Transforming the city working with Line. Workshop: “The City of Tomorrow, Vilagarcía de Arousa”

Plane

But the line hides among its other properties, and ultimately, the deeply hidden desire to engender a plane, thus becoming a denser, more closed entity in itself […] when the line dies, and At what point does the plan arise? […] The basic plan is the material surface called to receive the content of the work […] The basic schematic plan is limited by 2 horizontal and 2 vertical lines and acquires thus, in relation to the environment that surrounds it, an independent entity. (Kandinsky 1993)

The third fundamental tool is the Plano, we work with the Plano to modify our spaces, to make them contain our works Fig. 14.14.

Fig. 14.14
figure 14

Transforming the city working with Plane. Workshop: “The City of Tomorrow, Arteixo”

Three-dimensional element

To finish talking about the tools we use to invade the spaces of the city, and outside those defined by Kandinsky, Fröebel (1826): We work with the 3D Element, for this we will build on the “third gift” of Froebel. The German pedagogue Friedrich Froebel (1782-1852) was the creator of Kindergarten for the teaching of six-year-old children. And the word Kindergarten itself, makes us mention a place where children are going to be cared for as small plants, so that they develop completely.

In Architecture we have reference to Froebel, through Frank Lloyd Wright who was educated with this method. It is a system based on creativity and intuition of the child through direct experience with the game and nature. Froebel creates pedagogical resources based on “gifts” and “occupations”. The “gifts” are pedagogical materials that do not change but are transformed; “Occupations” are activities in which children play by transforming the objects they manipulate. The “gifts” are the precursors of the building blocks of today (Lego, Tente…).

We use cardboard boxes as the “third gift” of Froebel, a “gift” on a much larger scale, a “gift” with which we propose to appropriate the city. The space is modified, it becomes a great fort, small cabins, a big wall… the space is full of life Fig. 14.15.

Fig. 14.15
figure 15

Transforming the city working with 3d Elements. Workshop: “The City of Tomorrow, Vilagarcía de Arousa”

8 Landscape

Interaction between the built landscape, the most natural landscape and the intermediate territories. Understand how the people construct the landscape and how the landscape in turn builds us.

9 Sustainability

We want to reflect on the way in which we relate to the planet. Make us aware that what sustainable consists in a balance between what allows us to develop our life and what commits us to the survival of future generations.

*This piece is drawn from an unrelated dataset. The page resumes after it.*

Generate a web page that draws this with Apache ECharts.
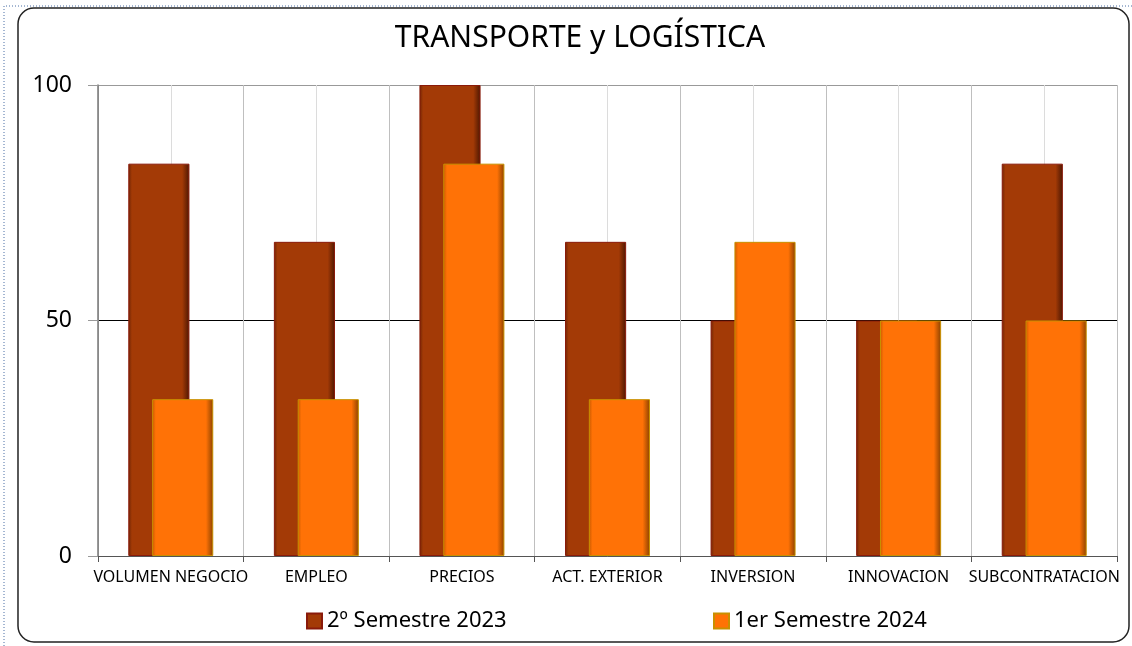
<!DOCTYPE html>
<html>
<head>
<meta charset="utf-8">
<script src="https://cdn.jsdelivr.net/npm/echarts@6/dist/echarts.min.js"></script>
<style>
  html, body { margin: 0; padding: 0; background: #fff; }
  #chart { width: 1132px; height: 646px; }
</style>
</head>
<body>
<div id="chart"></div>
<script>
// datos
const categorias = ['VOLUMEN NEGOCIO', 'EMPLEO', 'PRECIOS', 'ACT. EXTERIOR', 'INVERSION', 'INNOVACION', 'SUBCONTRATACION']
const sem2023 = [83.3, 66.7, 100, 66.7, 50, 50, 83.3]
const sem2024 = [33.3, 33.3, 83.3, 33.3, 66.7, 50, 50]
const yTicks = [0, 50, 100]

const font = '"Noto Sans", sans-serif'

// efecto bisel de las barras
function bevel(edge, main, dark) {
    return new echarts.graphic.LinearGradient(0, 0, 1, 0, [
        { offset: 0, color: edge },
        { offset: 0.06, color: main },
        { offset: 0.88, color: main },
        { offset: 1, color: dark },
    ])
}

const chart = echarts.init(document.getElementById('chart'))

const option = {
    animation: false,
    backgroundColor: '#fff',
    title: {
        text: 'TRANSPORTE y LOGÍSTICA',
        left: 575,
        textAlign: 'center',
        top: 18,
        textStyle: { fontFamily: font, fontSize: 30, fontWeight: 'normal', color: '#000' },
    },
    graphic: [
        {
            type: 'rect',
            shape: { x: 18, y: 8, width: 1111, height: 634, r: 16 },
            style: { fill: 'none', stroke: '#222', lineWidth: 1.5 },
            z: -10,
        },
        {
            type: 'polyline',
            shape: { points: [[4, 646], [4, 6], [1132, 6]] },
            style: { stroke: '#4a6fa5', lineWidth: 1, lineDash: [1, 2], fill: 'none' },
            z: -10,
        },
    ],
    legend: [
        {
            data: ['2º Semestre 2023'],
            left: 301,
            top: 605,
            itemWidth: 15,
            itemHeight: 15,
            itemGap: 6,
            icon: 'rect',
            textStyle: { fontFamily: font, fontSize: 22, color: '#000' },
        },
        {
            data: ['1er Semestre 2024'],
            left: 708,
            top: 605,
            itemWidth: 15,
            itemHeight: 15,
            itemGap: 6,
            icon: 'rect',
            textStyle: { fontFamily: font, fontSize: 22, color: '#000' },
        },
    ],
    grid: { left: 98, right: 15, top: 85, bottom: 90, containLabel: false },
    xAxis: [
        {
            type: 'category',
            data: categorias,
            boundaryGap: true,
            axisLine: { lineStyle: { color: '#555', width: 1 } },
            axisTick: { show: true, length: 6, inside: false, lineStyle: { color: '#555' } },
            axisLabel: {
                interval: 0,
                margin: 13,
                fontFamily: font,
                fontSize: 16,
                color: '#000',
            },
            splitLine: { show: false },
        },
        {
            // lineas verticales cada media categoria
            type: 'value',
            min: 0,
            max: 14,
            interval: 1,
            show: true,
            position: 'bottom',
            axisLine: { show: false },
            axisTick: { show: false },
            axisLabel: { show: false },
            splitLine: { show: true, lineStyle: { color: ['#bfbfbf', '#dcdcdc'], width: 1 } },
        },
    ],
    yAxis: {
        type: 'value',
        min: 0,
        max: 100,
        interval: 50,
        axisLine: { show: true, lineStyle: { color: '#777', width: 1.5 } },
        axisTick: { show: true, length: 10, lineStyle: { color: '#999' } },
        axisLabel: {
            fontFamily: font,
            fontSize: 23,
            color: '#000',
            margin: 26,
            formatter: v => (yTicks.includes(v) ? String(v) : ''),
        },
        splitLine: { show: true, lineStyle: { color: ['#777', '#000', '#999'], width: 1 } },
    },
    series: [
        {
            name: '2º Semestre 2023',
            type: 'bar',
            data: sem2023,
            barWidth: '42%',
            barGap: '-61%',
            itemStyle: {
                color: bevel('#6e2405', '#a33a06', '#4c1602'),
                borderColor: '#8a1a0a',
                borderWidth: 1,
            },
        },
        {
            name: '1er Semestre 2024',
            type: 'bar',
            data: sem2024,
            barWidth: '42%',
            barGap: '-61%',
            itemStyle: {
                color: bevel('#c85a00', '#ff7206', '#8a4200'),
                borderColor: '#c99000',
                borderWidth: 1,
            },
        },
    ],
}

option && chart.setOption(option)
</script>
</body>
</html>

We work with the inclusion of green in the cities, for this we will use the system of “seed bombs” of Masanobu Fukuoka Fig. 14.16.

Fig. 14.16
figure 16

Transforming the city working with Natural Elements. Workshop: “The City of Tomorrow, São Paulo”

10 Conclusions

I confront the city with my body; my legs measure the length of the arcade and the width of the square; my gaze unconsciously projects my body onto the facade of the cathedral, where it roams over the mouldings and contours, sensing the size of recesses and projections; my body weight meets the mass of the cathedral door, and my hand grasps the door pull as I enter the dark void behind. I experience myself in the city, and the city exists through my embodied experience. The city and my body supplement and define each other. I dwell in the city and the city dwells in me. (Pallasmaa 2005)

Paraphrasing the Finnish architect Pallasmaa, inhabit the city and let the city inhabit me. It is an idea that we try to transmit to the children of the workshops through the different activities and actions. From the self, from the being in the world, from the body, recognizing the habitat that surrounds us with all our senses, understanding it, making it our own; with the ultimate goal of knowing that you can modify it, for better or for worse. For this, our instrument has been the game, the natural way in which children learn and express themselves. We have played with the concepts of art learned in the academy, we have taken them to the street, we have transformed the cities through artistic strategies. The city as a big board that they discover from the action, from their own movements and transform it from the art.

“The City of Tomorrow” has worked so far with 3200 children aged between 3 and 15 years, has been made in 14 cities/towns: Rianxo, Milladoiro, Bertamiráns, Verín, Mondoñedo, A Pobra do Caramiñal, Riveira, Bueu, Arteixo, Carballo, Vilagarcía de Arousa, Cambados, Ferrol and São Paulo, and 80 students of the last courses of the ETSAC and FAU-Mackenzie, throughout the development of the project we have observed two aspects of relevant importance:

  1. 1.

    When we started the workshop, the vision of children about their city is diffuse, disconnected Fig. 14.17.

    Fig. 14.17
    figure 17

    The vision of children about their city. Workshops: “The City of Tomorrow, Bertamiráns”

    The perception of the city and of the habitat in which the children live has changed after carrying out “the City of Tomorrow” workshops, the urban space has become a part of them, they have internalized it, They have made theirs. They have generated links with the place where they live. In addition, children have learned to express themselves through art.

  2. 2.

    The perception of the city and the habitat for future architects and for those who already are, has also been modified, learning by working with children, has made us consider on aspects of the city that we usually leave out of urban planning manuals. New questions arise: How can we recover the identity of the city?… How could the city be that place of meeting and exchange again?… how can we feel safe again between the houses, in the city?… how can we make the city our place?… what can we do to stop the city from being something dirty, grey, monstrous?… which are what motivate us to continue evolving the workshops of “The City of Tomorrow”.